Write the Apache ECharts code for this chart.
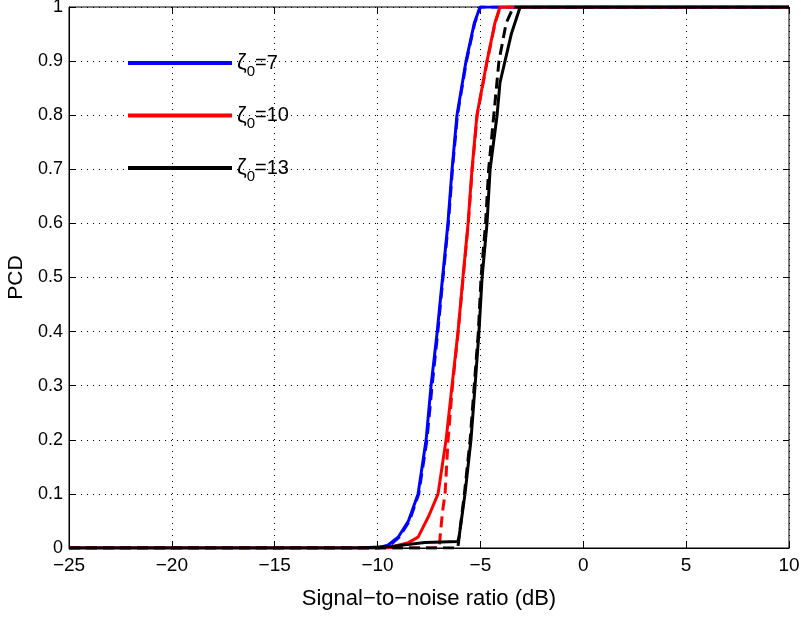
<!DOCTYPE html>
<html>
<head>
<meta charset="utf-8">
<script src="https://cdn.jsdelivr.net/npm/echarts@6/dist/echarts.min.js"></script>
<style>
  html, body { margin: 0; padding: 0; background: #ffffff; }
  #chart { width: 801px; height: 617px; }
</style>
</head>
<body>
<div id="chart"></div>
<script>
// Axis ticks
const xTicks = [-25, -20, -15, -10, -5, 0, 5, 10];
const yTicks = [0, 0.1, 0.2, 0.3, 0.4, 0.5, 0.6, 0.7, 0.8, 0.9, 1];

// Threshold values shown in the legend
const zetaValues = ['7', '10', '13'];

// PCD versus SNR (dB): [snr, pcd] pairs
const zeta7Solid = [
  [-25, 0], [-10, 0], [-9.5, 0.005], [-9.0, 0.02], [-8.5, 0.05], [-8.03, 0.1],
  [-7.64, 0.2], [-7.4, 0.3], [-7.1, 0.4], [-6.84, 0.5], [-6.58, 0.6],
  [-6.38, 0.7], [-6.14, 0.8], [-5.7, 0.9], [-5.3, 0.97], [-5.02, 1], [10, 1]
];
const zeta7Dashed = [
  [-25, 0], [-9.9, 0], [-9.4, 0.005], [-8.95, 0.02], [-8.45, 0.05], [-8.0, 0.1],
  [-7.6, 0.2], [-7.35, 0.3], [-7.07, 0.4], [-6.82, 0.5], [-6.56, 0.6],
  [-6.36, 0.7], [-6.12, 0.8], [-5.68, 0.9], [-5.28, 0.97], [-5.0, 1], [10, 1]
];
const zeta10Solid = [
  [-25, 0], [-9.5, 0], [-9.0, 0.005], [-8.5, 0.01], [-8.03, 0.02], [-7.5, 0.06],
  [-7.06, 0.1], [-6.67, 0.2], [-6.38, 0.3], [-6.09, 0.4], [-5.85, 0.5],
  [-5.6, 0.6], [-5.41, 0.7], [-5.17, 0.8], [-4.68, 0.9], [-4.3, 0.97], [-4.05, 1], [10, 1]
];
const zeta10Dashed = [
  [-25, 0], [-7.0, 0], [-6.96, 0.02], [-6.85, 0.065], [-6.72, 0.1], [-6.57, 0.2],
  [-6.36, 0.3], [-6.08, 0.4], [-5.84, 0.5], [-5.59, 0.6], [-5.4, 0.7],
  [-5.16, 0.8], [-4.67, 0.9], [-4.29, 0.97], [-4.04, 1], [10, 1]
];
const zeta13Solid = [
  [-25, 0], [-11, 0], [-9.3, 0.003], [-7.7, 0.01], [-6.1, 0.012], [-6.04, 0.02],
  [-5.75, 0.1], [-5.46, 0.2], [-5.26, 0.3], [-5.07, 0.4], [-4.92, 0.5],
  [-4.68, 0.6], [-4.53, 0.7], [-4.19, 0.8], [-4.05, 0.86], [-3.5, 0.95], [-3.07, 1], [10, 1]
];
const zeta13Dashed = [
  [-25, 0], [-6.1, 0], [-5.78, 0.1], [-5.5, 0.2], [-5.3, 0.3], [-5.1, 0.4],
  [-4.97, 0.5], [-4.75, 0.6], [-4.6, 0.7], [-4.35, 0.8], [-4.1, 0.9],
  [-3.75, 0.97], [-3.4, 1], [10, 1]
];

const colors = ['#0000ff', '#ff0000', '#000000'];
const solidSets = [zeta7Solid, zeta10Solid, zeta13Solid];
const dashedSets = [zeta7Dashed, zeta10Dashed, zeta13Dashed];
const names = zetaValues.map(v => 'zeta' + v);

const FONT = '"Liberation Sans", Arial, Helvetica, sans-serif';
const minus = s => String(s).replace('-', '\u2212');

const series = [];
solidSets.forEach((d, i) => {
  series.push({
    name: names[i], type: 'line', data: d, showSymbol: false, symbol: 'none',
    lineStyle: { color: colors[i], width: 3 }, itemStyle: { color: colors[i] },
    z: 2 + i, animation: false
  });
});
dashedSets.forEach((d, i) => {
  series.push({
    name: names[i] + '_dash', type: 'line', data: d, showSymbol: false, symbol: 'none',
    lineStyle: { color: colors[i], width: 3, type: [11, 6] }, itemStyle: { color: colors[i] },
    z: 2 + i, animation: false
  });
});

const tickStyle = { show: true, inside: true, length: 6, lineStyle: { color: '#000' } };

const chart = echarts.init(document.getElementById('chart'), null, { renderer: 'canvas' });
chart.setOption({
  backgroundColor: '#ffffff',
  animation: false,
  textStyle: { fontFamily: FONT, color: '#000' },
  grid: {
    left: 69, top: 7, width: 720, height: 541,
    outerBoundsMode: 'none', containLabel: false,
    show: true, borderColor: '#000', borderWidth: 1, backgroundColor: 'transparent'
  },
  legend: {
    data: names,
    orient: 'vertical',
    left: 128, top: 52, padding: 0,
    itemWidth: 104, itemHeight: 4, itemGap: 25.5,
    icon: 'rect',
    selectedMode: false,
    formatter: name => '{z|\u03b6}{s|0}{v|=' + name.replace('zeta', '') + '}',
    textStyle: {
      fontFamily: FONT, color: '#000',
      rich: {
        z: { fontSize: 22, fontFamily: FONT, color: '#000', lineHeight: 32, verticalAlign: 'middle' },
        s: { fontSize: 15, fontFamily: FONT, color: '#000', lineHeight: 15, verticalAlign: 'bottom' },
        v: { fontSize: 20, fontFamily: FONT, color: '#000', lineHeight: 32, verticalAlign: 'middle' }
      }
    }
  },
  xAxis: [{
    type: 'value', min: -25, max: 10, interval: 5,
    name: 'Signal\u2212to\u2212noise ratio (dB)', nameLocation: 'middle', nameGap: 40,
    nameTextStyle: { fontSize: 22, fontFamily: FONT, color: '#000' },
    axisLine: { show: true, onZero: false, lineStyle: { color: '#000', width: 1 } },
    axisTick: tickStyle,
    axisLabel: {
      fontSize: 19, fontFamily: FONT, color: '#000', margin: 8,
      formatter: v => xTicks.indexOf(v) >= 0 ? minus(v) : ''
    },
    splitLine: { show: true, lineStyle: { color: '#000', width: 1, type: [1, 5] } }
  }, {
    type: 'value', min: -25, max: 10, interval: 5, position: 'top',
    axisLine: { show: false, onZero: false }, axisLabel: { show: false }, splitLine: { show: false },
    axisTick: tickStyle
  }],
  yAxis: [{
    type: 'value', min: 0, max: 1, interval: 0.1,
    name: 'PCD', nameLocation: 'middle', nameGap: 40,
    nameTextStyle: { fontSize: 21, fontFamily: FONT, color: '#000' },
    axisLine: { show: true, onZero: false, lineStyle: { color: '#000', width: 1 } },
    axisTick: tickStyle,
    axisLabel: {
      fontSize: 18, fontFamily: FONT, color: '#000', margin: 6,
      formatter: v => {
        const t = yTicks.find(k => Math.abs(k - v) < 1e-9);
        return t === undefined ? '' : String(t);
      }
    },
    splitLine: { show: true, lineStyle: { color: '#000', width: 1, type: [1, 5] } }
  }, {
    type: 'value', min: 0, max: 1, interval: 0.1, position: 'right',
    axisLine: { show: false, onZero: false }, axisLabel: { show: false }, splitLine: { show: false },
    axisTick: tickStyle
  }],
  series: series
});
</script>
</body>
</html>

===============

Exercise requirements: Skipping the pictures, transcribe each line above exactly as it appears.

Answer for this exercise:
Write the Apache ECharts code for this chart.
<!DOCTYPE html>
<html>
<head>
<meta charset="utf-8">
<script src="https://cdn.jsdelivr.net/npm/echarts@6/dist/echarts.min.js"></script>
<style>
  html, body { margin: 0; padding: 0; background: #ffffff; }
  #chart { width: 801px; height: 617px; }
</style>
</head>
<body>
<div id="chart"></div>
<script>
// Axis ticks
const xTicks = [-25, -20, -15, -10, -5, 0, 5, 10];
const yTicks = [0, 0.1, 0.2, 0.3, 0.4, 0.5, 0.6, 0.7, 0.8, 0.9, 1];

// Threshold values shown in the legend
const zetaValues = ['7', '10', '13'];

// PCD versus SNR (dB): [snr, pcd] pairs
const zeta7Solid = [
  [-25, 0], [-10, 0], [-9.5, 0.005], [-9.0, 0.02], [-8.5, 0.05], [-8.03, 0.1],
  [-7.64, 0.2], [-7.4, 0.3], [-7.1, 0.4], [-6.84, 0.5], [-6.58, 0.6],
  [-6.38, 0.7], [-6.14, 0.8], [-5.7, 0.9], [-5.3, 0.97], [-5.02, 1], [10, 1]
];
const zeta7Dashed = [
  [-25, 0], [-9.9, 0], [-9.4, 0.005], [-8.95, 0.02], [-8.45, 0.05], [-8.0, 0.1],
  [-7.6, 0.2], [-7.35, 0.3], [-7.07, 0.4], [-6.82, 0.5], [-6.56, 0.6],
  [-6.36, 0.7], [-6.12, 0.8], [-5.68, 0.9], [-5.28, 0.97], [-5.0, 1], [10, 1]
];
const zeta10Solid = [
  [-25, 0], [-9.5, 0], [-9.0, 0.005], [-8.5, 0.01], [-8.03, 0.02], [-7.5, 0.06],
  [-7.06, 0.1], [-6.67, 0.2], [-6.38, 0.3], [-6.09, 0.4], [-5.85, 0.5],
  [-5.6, 0.6], [-5.41, 0.7], [-5.17, 0.8], [-4.68, 0.9], [-4.3, 0.97], [-4.05, 1], [10, 1]
];
const zeta10Dashed = [
  [-25, 0], [-7.0, 0], [-6.96, 0.02], [-6.85, 0.065], [-6.72, 0.1], [-6.57, 0.2],
  [-6.36, 0.3], [-6.08, 0.4], [-5.84, 0.5], [-5.59, 0.6], [-5.4, 0.7],
  [-5.16, 0.8], [-4.67, 0.9], [-4.29, 0.97], [-4.04, 1], [10, 1]
];
const zeta13Solid = [
  [-25, 0], [-11, 0], [-9.3, 0.003], [-7.7, 0.01], [-6.1, 0.012], [-6.04, 0.02],
  [-5.75, 0.1], [-5.46, 0.2], [-5.26, 0.3], [-5.07, 0.4], [-4.92, 0.5],
  [-4.68, 0.6], [-4.53, 0.7], [-4.19, 0.8], [-4.05, 0.86], [-3.5, 0.95], [-3.07, 1], [10, 1]
];
const zeta13Dashed = [
  [-25, 0], [-6.1, 0], [-5.78, 0.1], [-5.5, 0.2], [-5.3, 0.3], [-5.1, 0.4],
  [-4.97, 0.5], [-4.75, 0.6], [-4.6, 0.7], [-4.35, 0.8], [-4.1, 0.9],
  [-3.75, 0.97], [-3.4, 1], [10, 1]
];

const colors = ['#0000ff', '#ff0000', '#000000'];
const solidSets = [zeta7Solid, zeta10Solid, zeta13Solid];
const dashedSets = [zeta7Dashed, zeta10Dashed, zeta13Dashed];
const names = zetaValues.map(v => 'zeta' + v);

const FONT = '"Liberation Sans", Arial, Helvetica, sans-serif';
const minus = s => String(s).replace('-', '\u2212');

const series = [];
solidSets.forEach((d, i) => {
  series.push({
    name: names[i], type: 'line', data: d, showSymbol: false, symbol: 'none',
    lineStyle: { color: colors[i], width: 3 }, itemStyle: { color: colors[i] },
    z: 2 + i, animation: false
  });
});
dashedSets.forEach((d, i) => {
  series.push({
    name: names[i] + '_dash', type: 'line', data: d, showSymbol: false, symbol: 'none',
    lineStyle: { color: colors[i], width: 3, type: [11, 6] }, itemStyle: { color: colors[i] },
    z: 2 + i, animation: false
  });
});

const tickStyle = { show: true, inside: true, length: 6, lineStyle: { color: '#000' } };

const chart = echarts.init(document.getElementById('chart'), null, { renderer: 'canvas' });
chart.setOption({
  backgroundColor: '#ffffff',
  animation: false,
  textStyle: { fontFamily: FONT, color: '#000' },
  grid: {
    left: 69, top: 7, width: 720, height: 541,
    outerBoundsMode: 'none', containLabel: false,
    show: true, borderColor: '#000', borderWidth: 1, backgroundColor: 'transparent'
  },
  legend: {
    data: names,
    orient: 'vertical',
    left: 128, top: 52, padding: 0,
    itemWidth: 104, itemHeight: 4, itemGap: 25.5,
    icon: 'rect',
    selectedMode: false,
    formatter: name => '{z|\u03b6}{s|0}{v|=' + name.replace('zeta', '') + '}',
    textStyle: {
      fontFamily: FONT, color: '#000',
      rich: {
        z: { fontSize: 22, fontFamily: FONT, color: '#000', lineHeight: 32, verticalAlign: 'middle' },
        s: { fontSize: 15, fontFamily: FONT, color: '#000', lineHeight: 15, verticalAlign: 'bottom' },
        v: { fontSize: 20, fontFamily: FONT, color: '#000', lineHeight: 32, verticalAlign: 'middle' }
      }
    }
  },
  xAxis: [{
    type: 'value', min: -25, max: 10, interval: 5,
    name: 'Signal\u2212to\u2212noise ratio (dB)', nameLocation: 'middle', nameGap: 40,
    nameTextStyle: { fontSize: 22, fontFamily: FONT, color: '#000' },
    axisLine: { show: true, onZero: false, lineStyle: { color: '#000', width: 1 } },
    axisTick: tickStyle,
    axisLabel: {
      fontSize: 19, fontFamily: FONT, color: '#000', margin: 8,
      formatter: v => xTicks.indexOf(v) >= 0 ? minus(v) : ''
    },
    splitLine: { show: true, lineStyle: { color: '#000', width: 1, type: [1, 5] } }
  }, {
    type: 'value', min: -25, max: 10, interval: 5, position: 'top',
    axisLine: { show: false, onZero: false }, axisLabel: { show: false }, splitLine: { show: false },
    axisTick: tickStyle
  }],
  yAxis: [{
    type: 'value', min: 0, max: 1, interval: 0.1,
    name: 'PCD', nameLocation: 'middle', nameGap: 40,
    nameTextStyle: { fontSize: 21, fontFamily: FONT, color: '#000' },
    axisLine: { show: true, onZero: false, lineStyle: { color: '#000', width: 1 } },
    axisTick: tickStyle,
    axisLabel: {
      fontSize: 18, fontFamily: FONT, color: '#000', margin: 6,
      formatter: v => {
        const t = yTicks.find(k => Math.abs(k - v) < 1e-9);
        return t === undefined ? '' : String(t);
      }
    },
    splitLine: { show: true, lineStyle: { color: '#000', width: 1, type: [1, 5] } }
  }, {
    type: 'value', min: 0, max: 1, interval: 0.1, position: 'right',
    axisLine: { show: false, onZero: false }, axisLabel: { show: false }, splitLine: { show: false },
    axisTick: tickStyle
  }],
  series: series
});
</script>
</body>
</html>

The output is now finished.